Cricket Australia had been fielding requests for that kind of window into the team since as early as 1996, when Year Of The Dogs took viewers inside the changing rooms and coaches box of what was then a struggling Footscray in the AFL.
But those requests ran up against the fierce objections of the Australian team itself. As former captain Ricky Ponting put it when speaking at the Chappell Foundation dinner in Sydney in early 2020:
“I was very guarded as the Australian captain because I didn’t particularly want – and this will probably come across in the wrong way – the public to know about our team. There was a lot of mystique about what happened in the changerooms of the Australian cricket team and I found myself a guardian of our players, almost like a father figure to the players where I wasn’t going to let anybody know anything they didn’t need to know.”
So in the mess of emotions and concerns that followed the 2018 Newlands scandal, desires from CA for the team to open up more, and then new coach Justin Langer to balance these hopes with the traditions held dear by Ponting, the footage deletion agreement was reached.

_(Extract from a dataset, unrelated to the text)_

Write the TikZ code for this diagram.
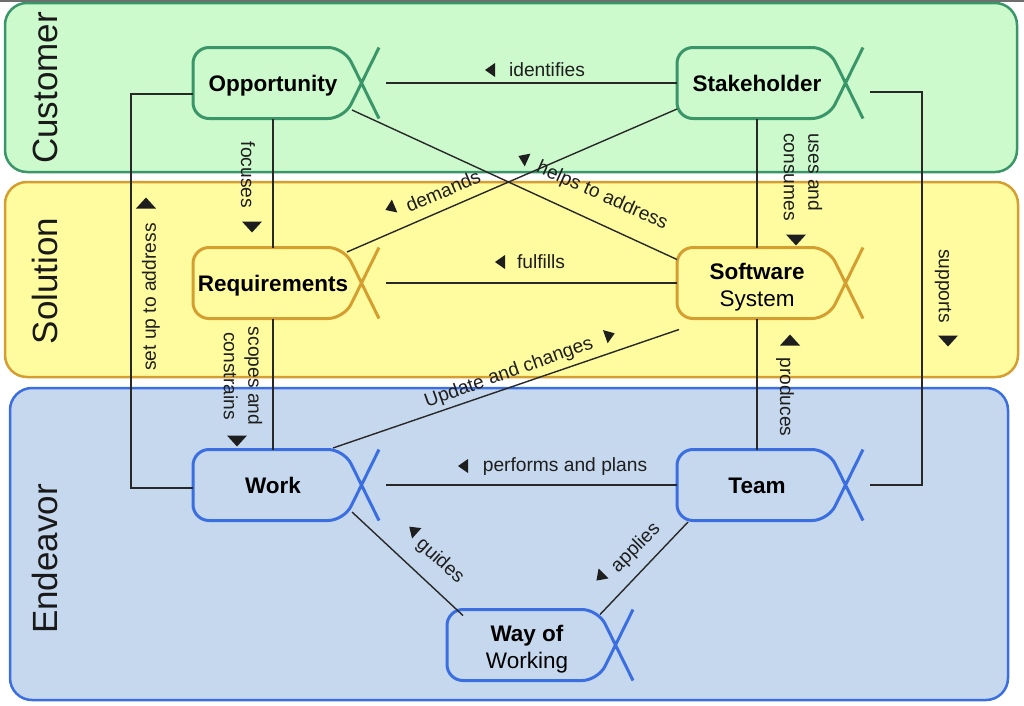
\documentclass[tikz,border=0pt]{standalone}
\usepackage{fontspec}
\setmainfont{Liberation Sans}
\definecolor{custfill}{RGB}{204,250,204}
\definecolor{custline}{RGB}{58,150,105}
\definecolor{solfill}{RGB}{255,252,160}
\definecolor{solline}{RGB}{212,158,48}
\definecolor{endfill}{RGB}{198,216,238}
\definecolor{endline}{RGB}{58,110,225}
\definecolor{linegray}{RGB}{40,40,40}
\definecolor{labelgray}{RGB}{30,30,30}
\definecolor{topgray}{RGB}{110,110,110}
\newcommand\concept[6][]{%
  \node[cname,#1] (#2) at (#3,#4) {#6};
  \draw[conceptline,draw=#5] (#3+106,#4+35.5) -- (#3+71,#4-35.5) -- (#3-80,#4-35.5)
     -- (#3-80,#4+35.5) -- (#3+71,#4+35.5) -- (#3+106,#4-35.5);
  \coordinate (#2-n) at (#3,#4-35.5);
  \coordinate (#2-s) at (#3,#4+35.5);
  \coordinate (#2-w) at (#3-80,#4);
  \coordinate (#2-x) at (#3+113,#4);
}
\begin{document}
\begin{tikzpicture}[x=1pt,y=-1pt,
  conn/.style={draw=linegray,line width=1.4pt},
  lbl/.style={font=\fontsize{19.2}{24.5}\selectfont,text=labelgray,inner sep=0pt},
  cname/.style={font=\fontsize{22.5}{27}\selectfont,inner sep=0pt,align=center,text=black},
  oneline/.style={text height=16pt,text depth=0pt},
  twoline/.style={yshift=-4.5pt},
  band/.style={rounded corners=22pt,line width=2.5pt},
  bandlbl/.style={font=\fontsize{35}{40}\selectfont,rotate=90,inner sep=0pt,text=black!90},
  conceptline/.style={line width=3pt,rounded corners=16pt},
  trileft/.pic={\fill[labelgray] (-5,0) -- (5,-7) -- (5,7) -- cycle;},
  tridown/.pic={\fill[labelgray] (0,5.5) -- (-10,-5.5) -- (10,-5.5) -- cycle;}]
\useasboundingbox (0,0) rectangle (1024,705);
\draw[topgray,line width=1.5pt] (0,0.75) -- (1024,0.75);
% bands
\draw[band,fill=custfill,draw=custline] (5,3) rectangle (1017,172);
\draw[band,fill=solfill,draw=solline] (5,182) rectangle (1018,377);
\draw[band,fill=endfill,draw=endline] (10,388) rectangle (1008,700);
\node[bandlbl] (bcust) at (45,88) {Customer};
\node[bandlbl] (bsol) at (45,281) {Solution};
\node[bandlbl] (bend) at (45,559) {Endeavor};
% concepts
\concept[oneline]{opp}{273}{83}{custline}{\textbf{Opportunity}}
\concept[oneline]{stake}{757}{83}{custline}{\textbf{Stakeholder}}
\concept[oneline]{req}{273}{283}{solline}{\textbf{Requirements}}
\concept[twoline]{soft}{757}{283}{solline}{\textbf{Software}\\System}
\concept[oneline]{work}{273}{485}{endline}{\textbf{Work}}
\concept[oneline]{team}{757}{485}{endline}{\textbf{Team}}
\concept[twoline]{wow}{527}{645}{endline}{\textbf{Way of}\\Working}
% connectors
\draw[conn] (opp-x) -- (stake-w);
\draw[conn] (req-x) -- (soft-w);
\draw[conn] (work-x) -- (team-w);
\draw[conn] (opp-s) -- (req-n);
\draw[conn] (req-s) -- (work-n);
\draw[conn] (stake-s) -- (soft-n);
\draw[conn] (soft-s) -- (team-n);
\draw[conn] ([yshift=-3pt]work-w) -- ++(-62,0) |- ([yshift=-11pt]opp-w);
\draw[conn] ([yshift=-9pt]stake-x) -- ++(52,0) |- (team-x);
\draw[conn] ([shift={(79,27)}]opp.center) -- ([shift={(-80,-28)}]soft.center);
\draw[conn] ([shift={(74,-31)}]req.center) -- ([shift={(-80,26)}]stake.center);
\draw[conn] ([shift={(60,-37)}]work.center) -- ([shift={(-78,42)}]soft.center);
\draw[conn] ([shift={(79,27)}]work.center) -- ([shift={(-64,-34)}]wow.center);
\draw[conn] ([shift={(-69,37)}]team.center) -- ([shift={(73,-35)}]wow.center);
% labels
\node[lbl] (lident) at (547,70) {identifies};
\pic at (490,70) {trileft};
\node[lbl,rotate=-90] (lfocus) at (248,175) {focuses};
\pic at (252,227) {tridown};
\node[lbl,rotate=90] (lsetup) at (151,297) {set up to address};
\pic[rotate=180] at (146,203) {tridown};
\node[lbl,rotate=-90,align=center] (lscopes) at (243,376) {scopes and\\constrains};
\pic at (237,441) {tridown};
\node[lbl,rotate=-24] (lhelps) at (602,196) {helps to address};
\pic[rotate=-24] at (523,158) {trileft};
\node[lbl,rotate=23] (ldem) at (443,191) {demands};
\pic[rotate=23] at (390,208) {trileft};
\node[lbl] (lful) at (541,262) {fulfills};
\pic at (500,262) {trileft};
\node[lbl,rotate=-90,align=left] (luses) at (803,177) {uses and\\consumes};
\pic at (796,240) {tridown};
\node[lbl,rotate=-90] (lprod) at (785,397) {produces};
\pic[rotate=180] at (790,340) {tridown};
\node[lbl,rotate=-90] (lsup) at (943,286) {supports};
\pic at (948,341) {tridown};
\node[lbl,rotate=19.6] (lupd) at (509,373) {Update and changes};
\pic[rotate=199.6] at (610,335) {trileft};
\node[lbl] (lperf) at (565,467) {performs and plans};
\pic at (463,466) {trileft};
\node[lbl,rotate=-41.7] (lguid) at (440,561) {guides};
\pic[rotate=-41.7] at (413,530) {trileft};
\node[lbl,rotate=45] (lapp) at (636,548) {applies};
\pic[rotate=45] at (600,577) {trileft};
\end{tikzpicture}
\end{document}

In 2019, a reminder arrived of why that arrangement made sense to the concerned parties. The emergence of expletive-laden coaches box audio from former Bulldogs mentor Rodney Eade, sounding angry at his runner and the ruckman Will Minson in turn, raised plenty of eyebrows for coaches and documentarians alike.
Five years later, in the aftermath of season two of the Amazon series, the agreement to delete footage has left a range of views in the air. Some players wish they could look back on the cuts, if only to be reminded of how much the team has evolved.
Others, as documentary junkies themselves, like the idea of a fresh story being put together from all this footage in years down the track, as happened when Peter Jackson stitched together the unused film from the Beatles Let It Be project in 1969.
Discussions also relate to a question left tantalisingly in the air at the end of season two, which leaves the Australian team about to embark upon tours of India and England this year that will largely define the legacy of Pat Cummins and company.
If there is to be a third season taking in these epochal encounters, a lot is going to have to happen very quickly. The job is hugely demanding for Mauger in particular, encompassing long days and longer tours.
Filmmakers were able to film in India during season one, for a brief Australian white ball tour ahead of the 2019 World Cup, but visa and travel arrangements would still need to be finalised.
And all involved in the project are, for the time being, taking a deep breath while unsure whether they will get the call to go again in 2023.
Either way, the Amazon documentaries are largely a case of offering a valuable but contemporaneous and somewhat careful window into the Australian team, as opposed to vaulting up footage for history.
Michael Jordan, it should not be forgotten, held out nearly 20 years to give his approval for the Chicago Bulls’ 1997-98 footage to be used. In the case of the Australian team, the trade-off has been to ward off future leaks in return for something substantial in the here and now.